Input material.
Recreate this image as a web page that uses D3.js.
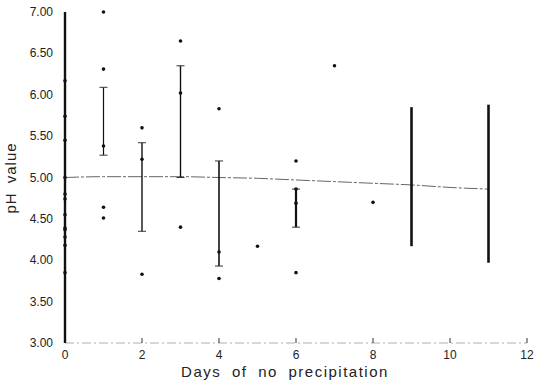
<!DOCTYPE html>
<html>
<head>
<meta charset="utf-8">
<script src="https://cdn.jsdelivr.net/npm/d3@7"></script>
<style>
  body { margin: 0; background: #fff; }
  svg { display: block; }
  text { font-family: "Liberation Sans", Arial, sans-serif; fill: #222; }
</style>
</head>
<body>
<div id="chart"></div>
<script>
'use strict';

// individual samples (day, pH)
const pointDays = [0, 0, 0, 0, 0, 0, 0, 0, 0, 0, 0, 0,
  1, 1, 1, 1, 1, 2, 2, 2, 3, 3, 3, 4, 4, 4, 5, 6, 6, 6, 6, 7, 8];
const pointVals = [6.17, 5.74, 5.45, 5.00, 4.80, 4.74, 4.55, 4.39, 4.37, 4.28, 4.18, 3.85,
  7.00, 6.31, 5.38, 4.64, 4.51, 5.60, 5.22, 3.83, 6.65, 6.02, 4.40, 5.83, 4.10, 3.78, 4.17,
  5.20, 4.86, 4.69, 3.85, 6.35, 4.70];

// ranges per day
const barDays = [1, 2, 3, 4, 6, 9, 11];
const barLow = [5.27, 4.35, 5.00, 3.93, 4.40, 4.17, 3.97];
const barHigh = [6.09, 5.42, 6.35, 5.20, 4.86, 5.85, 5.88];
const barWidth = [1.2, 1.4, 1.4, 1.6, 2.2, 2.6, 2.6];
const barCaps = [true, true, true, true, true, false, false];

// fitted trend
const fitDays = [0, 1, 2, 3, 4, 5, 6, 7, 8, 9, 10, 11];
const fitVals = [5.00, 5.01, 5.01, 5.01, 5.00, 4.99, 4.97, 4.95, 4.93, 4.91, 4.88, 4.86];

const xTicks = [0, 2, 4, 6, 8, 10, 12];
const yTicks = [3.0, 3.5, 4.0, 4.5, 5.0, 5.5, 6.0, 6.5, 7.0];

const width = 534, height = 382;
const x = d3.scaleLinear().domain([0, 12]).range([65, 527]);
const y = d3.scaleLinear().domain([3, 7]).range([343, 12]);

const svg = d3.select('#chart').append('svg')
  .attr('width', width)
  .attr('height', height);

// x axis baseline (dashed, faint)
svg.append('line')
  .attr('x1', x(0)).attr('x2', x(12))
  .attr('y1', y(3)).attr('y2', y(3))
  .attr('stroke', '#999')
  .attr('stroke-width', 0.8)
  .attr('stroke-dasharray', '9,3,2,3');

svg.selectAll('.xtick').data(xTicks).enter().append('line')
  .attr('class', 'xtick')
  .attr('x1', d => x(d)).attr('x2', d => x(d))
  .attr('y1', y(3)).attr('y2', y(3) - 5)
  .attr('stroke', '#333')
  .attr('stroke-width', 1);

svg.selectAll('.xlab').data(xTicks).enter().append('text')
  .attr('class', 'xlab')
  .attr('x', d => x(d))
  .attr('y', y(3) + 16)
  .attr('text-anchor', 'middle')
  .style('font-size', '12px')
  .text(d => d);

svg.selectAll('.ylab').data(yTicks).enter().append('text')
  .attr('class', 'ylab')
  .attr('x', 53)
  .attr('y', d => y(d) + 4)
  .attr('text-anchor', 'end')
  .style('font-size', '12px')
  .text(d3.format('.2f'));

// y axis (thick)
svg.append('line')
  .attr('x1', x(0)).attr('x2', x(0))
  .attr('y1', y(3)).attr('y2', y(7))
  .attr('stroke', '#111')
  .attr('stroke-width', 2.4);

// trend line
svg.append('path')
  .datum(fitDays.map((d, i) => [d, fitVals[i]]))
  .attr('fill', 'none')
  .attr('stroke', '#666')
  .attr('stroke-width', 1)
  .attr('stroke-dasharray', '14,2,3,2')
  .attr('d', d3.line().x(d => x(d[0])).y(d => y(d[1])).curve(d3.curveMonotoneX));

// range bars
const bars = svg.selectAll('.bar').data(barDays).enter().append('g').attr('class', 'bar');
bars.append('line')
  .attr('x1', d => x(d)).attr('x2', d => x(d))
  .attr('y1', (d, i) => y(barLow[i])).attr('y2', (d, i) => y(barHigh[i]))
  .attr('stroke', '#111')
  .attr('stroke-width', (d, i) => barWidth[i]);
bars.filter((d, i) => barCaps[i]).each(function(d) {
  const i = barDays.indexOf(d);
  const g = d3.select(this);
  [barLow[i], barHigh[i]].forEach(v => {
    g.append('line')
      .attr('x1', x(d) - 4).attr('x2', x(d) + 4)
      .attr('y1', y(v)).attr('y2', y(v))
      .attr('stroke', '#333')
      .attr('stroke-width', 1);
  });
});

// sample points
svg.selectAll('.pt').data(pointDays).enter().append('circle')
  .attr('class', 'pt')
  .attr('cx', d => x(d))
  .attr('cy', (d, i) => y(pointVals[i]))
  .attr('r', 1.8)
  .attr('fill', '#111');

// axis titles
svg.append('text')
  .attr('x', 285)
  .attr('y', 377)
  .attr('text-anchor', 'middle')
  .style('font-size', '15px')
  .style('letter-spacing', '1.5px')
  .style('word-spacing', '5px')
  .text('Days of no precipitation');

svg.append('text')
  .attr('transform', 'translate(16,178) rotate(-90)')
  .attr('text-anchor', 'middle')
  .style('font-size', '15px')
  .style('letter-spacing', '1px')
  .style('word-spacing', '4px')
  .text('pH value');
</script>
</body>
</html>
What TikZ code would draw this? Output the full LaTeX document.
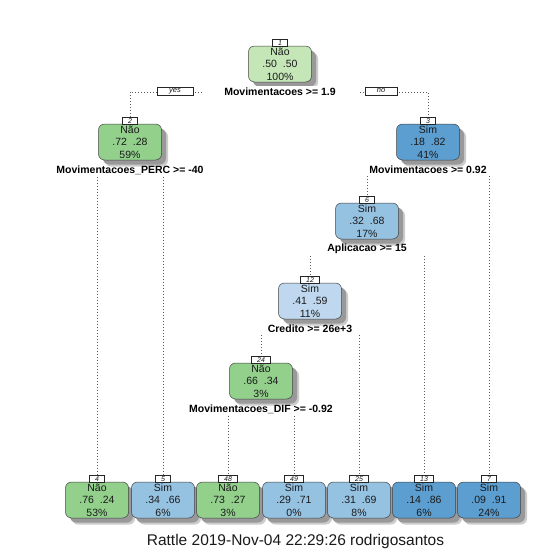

Goal. Reproduce the material above in full and without alteration, but skip all pictures.

Result of this exercise.
Recreate this image as a web page that uses D3.js.
<!DOCTYPE html>
<html>
<head>
<meta charset="utf-8">
<script src="https://cdn.jsdelivr.net/npm/d3@7"></script>
<style>
  body { margin: 0; background: #fff; }
  svg { display: block; }
  text { font-family: "Liberation Sans", Arial, sans-serif; fill: #222; }
</style>
</head>
<body>
<div id="chart"></div>
<script>
'use strict';

// individual samples (day, pH)
const pointDays = [0, 0, 0, 0, 0, 0, 0, 0, 0, 0, 0, 0,
  1, 1, 1, 1, 1, 2, 2, 2, 3, 3, 3, 4, 4, 4, 5, 6, 6, 6, 6, 7, 8];
const pointVals = [6.17, 5.74, 5.45, 5.00, 4.80, 4.74, 4.55, 4.39, 4.37, 4.28, 4.18, 3.85,
  7.00, 6.31, 5.38, 4.64, 4.51, 5.60, 5.22, 3.83, 6.65, 6.02, 4.40, 5.83, 4.10, 3.78, 4.17,
  5.20, 4.86, 4.69, 3.85, 6.35, 4.70];

// ranges per day
const barDays = [1, 2, 3, 4, 6, 9, 11];
const barLow = [5.27, 4.35, 5.00, 3.93, 4.40, 4.17, 3.97];
const barHigh = [6.09, 5.42, 6.35, 5.20, 4.86, 5.85, 5.88];
const barWidth = [1.2, 1.4, 1.4, 1.6, 2.2, 2.6, 2.6];
const barCaps = [true, true, true, true, true, false, false];

// fitted trend
const fitDays = [0, 1, 2, 3, 4, 5, 6, 7, 8, 9, 10, 11];
const fitVals = [5.00, 5.01, 5.01, 5.01, 5.00, 4.99, 4.97, 4.95, 4.93, 4.91, 4.88, 4.86];

const xTicks = [0, 2, 4, 6, 8, 10, 12];
const yTicks = [3.0, 3.5, 4.0, 4.5, 5.0, 5.5, 6.0, 6.5, 7.0];

const width = 534, height = 382;
const x = d3.scaleLinear().domain([0, 12]).range([65, 527]);
const y = d3.scaleLinear().domain([3, 7]).range([343, 12]);

const svg = d3.select('#chart').append('svg')
  .attr('width', width)
  .attr('height', height);

// x axis baseline (dashed, faint)
svg.append('line')
  .attr('x1', x(0)).attr('x2', x(12))
  .attr('y1', y(3)).attr('y2', y(3))
  .attr('stroke', '#999')
  .attr('stroke-width', 0.8)
  .attr('stroke-dasharray', '9,3,2,3');

svg.selectAll('.xtick').data(xTicks).enter().append('line')
  .attr('class', 'xtick')
  .attr('x1', d => x(d)).attr('x2', d => x(d))
  .attr('y1', y(3)).attr('y2', y(3) - 5)
  .attr('stroke', '#333')
  .attr('stroke-width', 1);

svg.selectAll('.xlab').data(xTicks).enter().append('text')
  .attr('class', 'xlab')
  .attr('x', d => x(d))
  .attr('y', y(3) + 16)
  .attr('text-anchor', 'middle')
  .style('font-size', '12px')
  .text(d => d);

svg.selectAll('.ylab').data(yTicks).enter().append('text')
  .attr('class', 'ylab')
  .attr('x', 53)
  .attr('y', d => y(d) + 4)
  .attr('text-anchor', 'end')
  .style('font-size', '12px')
  .text(d3.format('.2f'));

// y axis (thick)
svg.append('line')
  .attr('x1', x(0)).attr('x2', x(0))
  .attr('y1', y(3)).attr('y2', y(7))
  .attr('stroke', '#111')
  .attr('stroke-width', 2.4);

// trend line
svg.append('path')
  .datum(fitDays.map((d, i) => [d, fitVals[i]]))
  .attr('fill', 'none')
  .attr('stroke', '#666')
  .attr('stroke-width', 1)
  .attr('stroke-dasharray', '14,2,3,2')
  .attr('d', d3.line().x(d => x(d[0])).y(d => y(d[1])).curve(d3.curveMonotoneX));

// range bars
const bars = svg.selectAll('.bar').data(barDays).enter().append('g').attr('class', 'bar');
bars.append('line')
  .attr('x1', d => x(d)).attr('x2', d => x(d))
  .attr('y1', (d, i) => y(barLow[i])).attr('y2', (d, i) => y(barHigh[i]))
  .attr('stroke', '#111')
  .attr('stroke-width', (d, i) => barWidth[i]);
bars.filter((d, i) => barCaps[i]).each(function(d) {
  const i = barDays.indexOf(d);
  const g = d3.select(this);
  [barLow[i], barHigh[i]].forEach(v => {
    g.append('line')
      .attr('x1', x(d) - 4).attr('x2', x(d) + 4)
      .attr('y1', y(v)).attr('y2', y(v))
      .attr('stroke', '#333')
      .attr('stroke-width', 1);
  });
});

// sample points
svg.selectAll('.pt').data(pointDays).enter().append('circle')
  .attr('class', 'pt')
  .attr('cx', d => x(d))
  .attr('cy', (d, i) => y(pointVals[i]))
  .attr('r', 1.8)
  .attr('fill', '#111');

// axis titles
svg.append('text')
  .attr('x', 285)
  .attr('y', 377)
  .attr('text-anchor', 'middle')
  .style('font-size', '15px')
  .style('letter-spacing', '1.5px')
  .style('word-spacing', '5px')
  .text('Days of no precipitation');

svg.append('text')
  .attr('transform', 'translate(16,178) rotate(-90)')
  .attr('text-anchor', 'middle')
  .style('font-size', '15px')
  .style('letter-spacing', '1px')
  .style('word-spacing', '4px')
  .text('pH value');
</script>
</body>
</html>
What TikZ code would draw this? Output the full LaTeX document.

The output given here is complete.